「レベル4」のドローン輸送、郵便局間の荷物やり取りにも投入を想定

「レベル4」のドローン輸送、郵便局間の荷物やり取りにも投入を想定

日本郵便・小池常務執行役員、降雨への対応も検討

日本郵便の小池伸也常務執行役員は3月24日、東京都奥多摩町で、国内で初めて第三者の上空を含むルートをドローンが操縦者の目視外まで自律飛行する「レベル4」を実施した後、記者団の取材に応じた。

小池氏は「ここ奥多摩町で実用化の一歩手前のものをやらせていただいたことは本当にありがたい限りだ。予定通りの運航になった」と評価。
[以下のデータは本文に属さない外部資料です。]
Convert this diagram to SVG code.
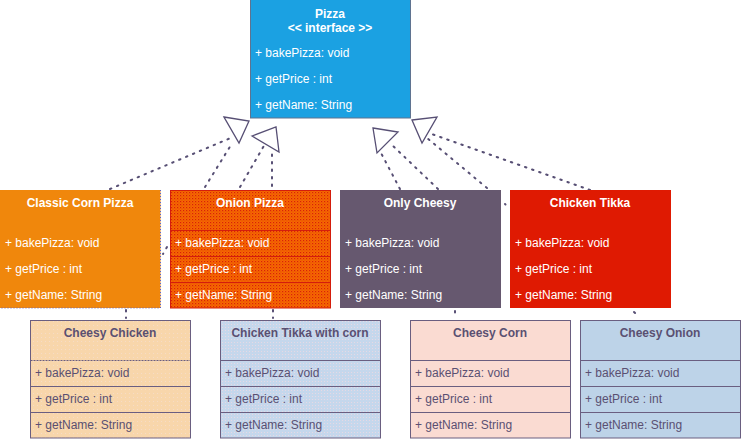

2023年度以降の実用化を目指す意向を示すとともに、郵便物などの配達に加え、郵便局間の荷物の輸送にも投入を考えていきたいとの考えをあらためて明らかにした。


取材に応じる小池氏

奥多摩町では、これまでに無人地帯上空をドローンが目視外まで自律飛行する「レベル3」の実証実験を行ってきた。小池氏は「レベル3の昨年と比べると(同じ配達先まで)飛行距離で2割、時間で4割削減できた。(実用化できれば)非常に効率的になってくると思っている」と配送業務効率化へ期待をのぞかせた。

今後の実用化に向け、小池氏は「新しい技術ということで、見たことがないものが空を飛んでいることに対する不信感や驚きはあると思う。自治体や住民の方々のご理解をいただくことが不可欠。理解を得ながら広げていくことが最低限必要だ」と語り、地元住民のドローン物流に対する理解の醸成を最重視していく姿勢をアピールした。

同時に「機体の型式認証やレベル4飛行の許可は、日本郵便が(ドローン物流で)一定のレベルになっているということがあったからだと思う」と自信ものぞかせた。

この日はドローンによるデモを2回予定していたが、2回目は配送先の住宅付近で雨が降ったため、配達自体は断念した。小池氏は「天候の急激な変更があった場合には安全を優先して運航を中止するのが大原則」と説明。実用化に向け、課題となっている降雨時の対応をどう克服するかについて問われたのに対しては「代替策は決め切れているわけではないが、これから検討していく。お客様にとっても不便にならない、われわれにとっても望ましい方法でやっていきたい」と述べた。